STATED PROBLEM :: Leave out the pictures and copy every record exactly.

STORED RECORDS ::
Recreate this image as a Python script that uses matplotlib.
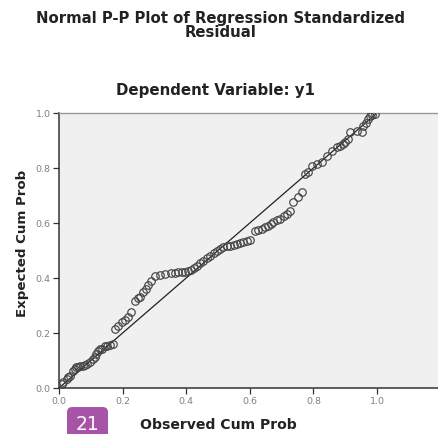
"""Normal P-P plot of regression standardized residual (SPSS style)."""
import matplotlib.pyplot as plt
from matplotlib.patches import FancyBboxPatch

TITLE = "Normal P-P Plot of Regression Standardized\nResidual"
SUBTITLE = "Dependent Variable: y1"
X_LABEL = "Observed Cum Prob"
Y_LABEL = "Expected Cum Prob"
TICKS = [0.0, 0.2, 0.4, 0.6, 0.8, 1.0]
TICK_LABELS = ["0.0", "0.2", "0.4", "0.6", "0.8", "1.0"]

# points
observed = [
    0.009, 0.013, 0.025, 0.028, 0.035, 0.044, 0.050, 0.053, 0.060, 0.066,
    0.075, 0.082, 0.088, 0.097, 0.107, 0.113, 0.116, 0.123, 0.129, 0.135,
    0.145, 0.151, 0.160, 0.170,
    0.176, 0.186, 0.198, 0.208, 0.217, 0.226,
    0.239, 0.248, 0.255, 0.264, 0.274, 0.280, 0.289, 0.302, 0.318, 0.333,
    0.352, 0.365, 0.374, 0.387, 0.396, 0.406, 0.415, 0.425, 0.434, 0.443,
    0.453, 0.465, 0.475, 0.487, 0.497, 0.506, 0.516, 0.528, 0.538, 0.550,
    0.560, 0.569, 0.579, 0.591, 0.601,
    0.616, 0.626, 0.638, 0.648, 0.657, 0.667, 0.673, 0.686, 0.695, 0.708,
    0.717, 0.726, 0.736, 0.752, 0.764,
    0.774, 0.783, 0.796, 0.811, 0.827, 0.843, 0.858, 0.874, 0.884, 0.893,
    0.899, 0.909, 0.915, 0.937, 0.953, 0.956, 0.965, 0.972, 0.978, 0.984,
    0.994,
]
expected = [
    0.015, 0.022, 0.033, 0.040, 0.044, 0.062, 0.069, 0.076, 0.076, 0.080,
    0.080, 0.084, 0.087, 0.095, 0.105, 0.113, 0.124, 0.135, 0.142, 0.142,
    0.153, 0.153, 0.156, 0.160,
    0.215, 0.225, 0.240, 0.247, 0.258, 0.276,
    0.316, 0.327, 0.331, 0.349, 0.360, 0.375, 0.389, 0.407, 0.411, 0.415,
    0.418, 0.418, 0.422, 0.422, 0.422, 0.425, 0.429, 0.436, 0.444, 0.455,
    0.462, 0.473, 0.480, 0.491, 0.498, 0.505, 0.513, 0.516, 0.516, 0.520,
    0.524, 0.527, 0.531, 0.535, 0.538,
    0.571, 0.575, 0.578, 0.585, 0.589, 0.596, 0.604, 0.611, 0.615, 0.625,
    0.633, 0.644, 0.676, 0.695, 0.713,
    0.778, 0.785, 0.807, 0.815, 0.822, 0.844, 0.862, 0.876, 0.880, 0.887,
    0.895, 0.905, 0.931, 0.935, 0.931, 0.953, 0.964, 0.978, 0.989, 0.993,
    0.996,
]

plt.rcParams["font.family"] = ["DejaVu Sans"]

fig = plt.figure(figsize=(4.38, 4.35), dpi=100)
ax = fig.add_axes([59 / 438, 46 / 435, 379 / 438, 275 / 435])
ax.set_facecolor("#f0f0f0")
ax.set_xlim(0, 379 / 318)
ax.set_ylim(0, 1.0)

ax.plot([0, 1], [0, 1], color="#222222", lw=0.9, zorder=2)
ax.plot(observed, expected, ls="none", marker="o", ms=5.4, mfc="none",
        mec="#444444", mew=0.85, zorder=3)

ax.set_xticks(TICKS)
ax.set_xticklabels(TICK_LABELS)
ax.set_yticks(TICKS)
ax.set_yticklabels(TICK_LABELS)
ax.tick_params(direction="out", length=4.5, width=0.9, color="#333333",
               labelsize=6.8, labelcolor="#808080", pad=1.5)

for side in ["left", "bottom"]:
    ax.spines[side].set_color("#333333")
    ax.spines[side].set_linewidth(1.1)
ax.spines["top"].set_color("#999999")
ax.spines["top"].set_linewidth(1.0)
ax.spines["right"].set_visible(False)

fig.text(0.503, 0.941, TITLE, ha="center", va="center", fontsize=10.7,
         fontweight="bold", color="#222222", linespacing=0.95)
fig.text(0.493, 0.793, SUBTITLE, ha="center", va="center", fontsize=10.8,
         fontweight="bold", color="#222222")
fig.text(0.498, 0.024, X_LABEL, ha="center", va="center", fontsize=10.1,
         fontweight="bold", color="#222222")
fig.text(0.052, 0.44, Y_LABEL, ha="center", va="center", fontsize=9.6,
         fontweight="bold", color="#222222", rotation=90)

# page number badge in the corner of the source image
badge = FancyBboxPatch((67 / 438, -0.02), 41 / 438, 0.082,
                       boxstyle="round,pad=0,rounding_size=0.012",
                       transform=fig.transFigure, facecolor="#a754a8",
                       edgecolor="none")
fig.patches.append(badge)
fig.text(87.5 / 438, 0.024, "21", ha="center", va="center", fontsize=13.5,
         color="white")

fig.savefig("out.png", dpi=100)
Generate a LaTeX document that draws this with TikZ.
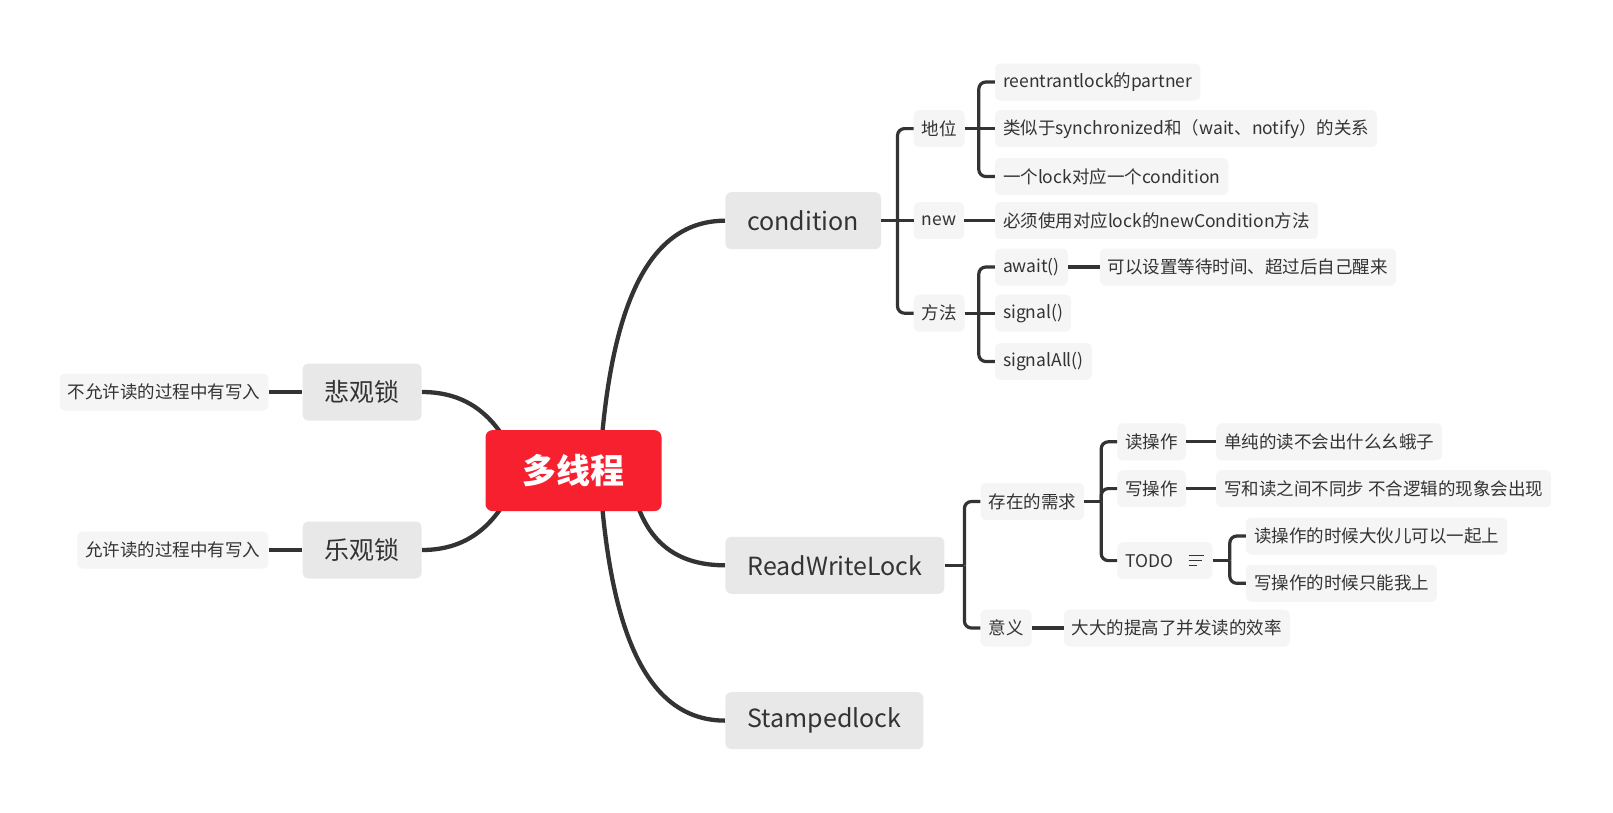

WRITTEN ANSWER ::
Recreate this image as a Python script that uses matplotlib.
"""Normal P-P plot of regression standardized residual (SPSS style)."""
import matplotlib.pyplot as plt
from matplotlib.patches import FancyBboxPatch

TITLE = "Normal P-P Plot of Regression Standardized\nResidual"
SUBTITLE = "Dependent Variable: y1"
X_LABEL = "Observed Cum Prob"
Y_LABEL = "Expected Cum Prob"
TICKS = [0.0, 0.2, 0.4, 0.6, 0.8, 1.0]
TICK_LABELS = ["0.0", "0.2", "0.4", "0.6", "0.8", "1.0"]

# points
observed = [
    0.009, 0.013, 0.025, 0.028, 0.035, 0.044, 0.050, 0.053, 0.060, 0.066,
    0.075, 0.082, 0.088, 0.097, 0.107, 0.113, 0.116, 0.123, 0.129, 0.135,
    0.145, 0.151, 0.160, 0.170,
    0.176, 0.186, 0.198, 0.208, 0.217, 0.226,
    0.239, 0.248, 0.255, 0.264, 0.274, 0.280, 0.289, 0.302, 0.318, 0.333,
    0.352, 0.365, 0.374, 0.387, 0.396, 0.406, 0.415, 0.425, 0.434, 0.443,
    0.453, 0.465, 0.475, 0.487, 0.497, 0.506, 0.516, 0.528, 0.538, 0.550,
    0.560, 0.569, 0.579, 0.591, 0.601,
    0.616, 0.626, 0.638, 0.648, 0.657, 0.667, 0.673, 0.686, 0.695, 0.708,
    0.717, 0.726, 0.736, 0.752, 0.764,
    0.774, 0.783, 0.796, 0.811, 0.827, 0.843, 0.858, 0.874, 0.884, 0.893,
    0.899, 0.909, 0.915, 0.937, 0.953, 0.956, 0.965, 0.972, 0.978, 0.984,
    0.994,
]
expected = [
    0.015, 0.022, 0.033, 0.040, 0.044, 0.062, 0.069, 0.076, 0.076, 0.080,
    0.080, 0.084, 0.087, 0.095, 0.105, 0.113, 0.124, 0.135, 0.142, 0.142,
    0.153, 0.153, 0.156, 0.160,
    0.215, 0.225, 0.240, 0.247, 0.258, 0.276,
    0.316, 0.327, 0.331, 0.349, 0.360, 0.375, 0.389, 0.407, 0.411, 0.415,
    0.418, 0.418, 0.422, 0.422, 0.422, 0.425, 0.429, 0.436, 0.444, 0.455,
    0.462, 0.473, 0.480, 0.491, 0.498, 0.505, 0.513, 0.516, 0.516, 0.520,
    0.524, 0.527, 0.531, 0.535, 0.538,
    0.571, 0.575, 0.578, 0.585, 0.589, 0.596, 0.604, 0.611, 0.615, 0.625,
    0.633, 0.644, 0.676, 0.695, 0.713,
    0.778, 0.785, 0.807, 0.815, 0.822, 0.844, 0.862, 0.876, 0.880, 0.887,
    0.895, 0.905, 0.931, 0.935, 0.931, 0.953, 0.964, 0.978, 0.989, 0.993,
    0.996,
]

plt.rcParams["font.family"] = ["DejaVu Sans"]

fig = plt.figure(figsize=(4.38, 4.35), dpi=100)
ax = fig.add_axes([59 / 438, 46 / 435, 379 / 438, 275 / 435])
ax.set_facecolor("#f0f0f0")
ax.set_xlim(0, 379 / 318)
ax.set_ylim(0, 1.0)

ax.plot([0, 1], [0, 1], color="#222222", lw=0.9, zorder=2)
ax.plot(observed, expected, ls="none", marker="o", ms=5.4, mfc="none",
        mec="#444444", mew=0.85, zorder=3)

ax.set_xticks(TICKS)
ax.set_xticklabels(TICK_LABELS)
ax.set_yticks(TICKS)
ax.set_yticklabels(TICK_LABELS)
ax.tick_params(direction="out", length=4.5, width=0.9, color="#333333",
               labelsize=6.8, labelcolor="#808080", pad=1.5)

for side in ["left", "bottom"]:
    ax.spines[side].set_color("#333333")
    ax.spines[side].set_linewidth(1.1)
ax.spines["top"].set_color("#999999")
ax.spines["top"].set_linewidth(1.0)
ax.spines["right"].set_visible(False)

fig.text(0.503, 0.941, TITLE, ha="center", va="center", fontsize=10.7,
         fontweight="bold", color="#222222", linespacing=0.95)
fig.text(0.493, 0.793, SUBTITLE, ha="center", va="center", fontsize=10.8,
         fontweight="bold", color="#222222")
fig.text(0.498, 0.024, X_LABEL, ha="center", va="center", fontsize=10.1,
         fontweight="bold", color="#222222")
fig.text(0.052, 0.44, Y_LABEL, ha="center", va="center", fontsize=9.6,
         fontweight="bold", color="#222222", rotation=90)

# page number badge in the corner of the source image
badge = FancyBboxPatch((67 / 438, -0.02), 41 / 438, 0.082,
                       boxstyle="round,pad=0,rounding_size=0.012",
                       transform=fig.transFigure, facecolor="#a754a8",
                       edgecolor="none")
fig.patches.append(badge)
fig.text(87.5 / 438, 0.024, "21", ha="center", va="center", fontsize=13.5,
         color="white")

fig.savefig("out.png", dpi=100)
Generate a LaTeX document that draws this with TikZ.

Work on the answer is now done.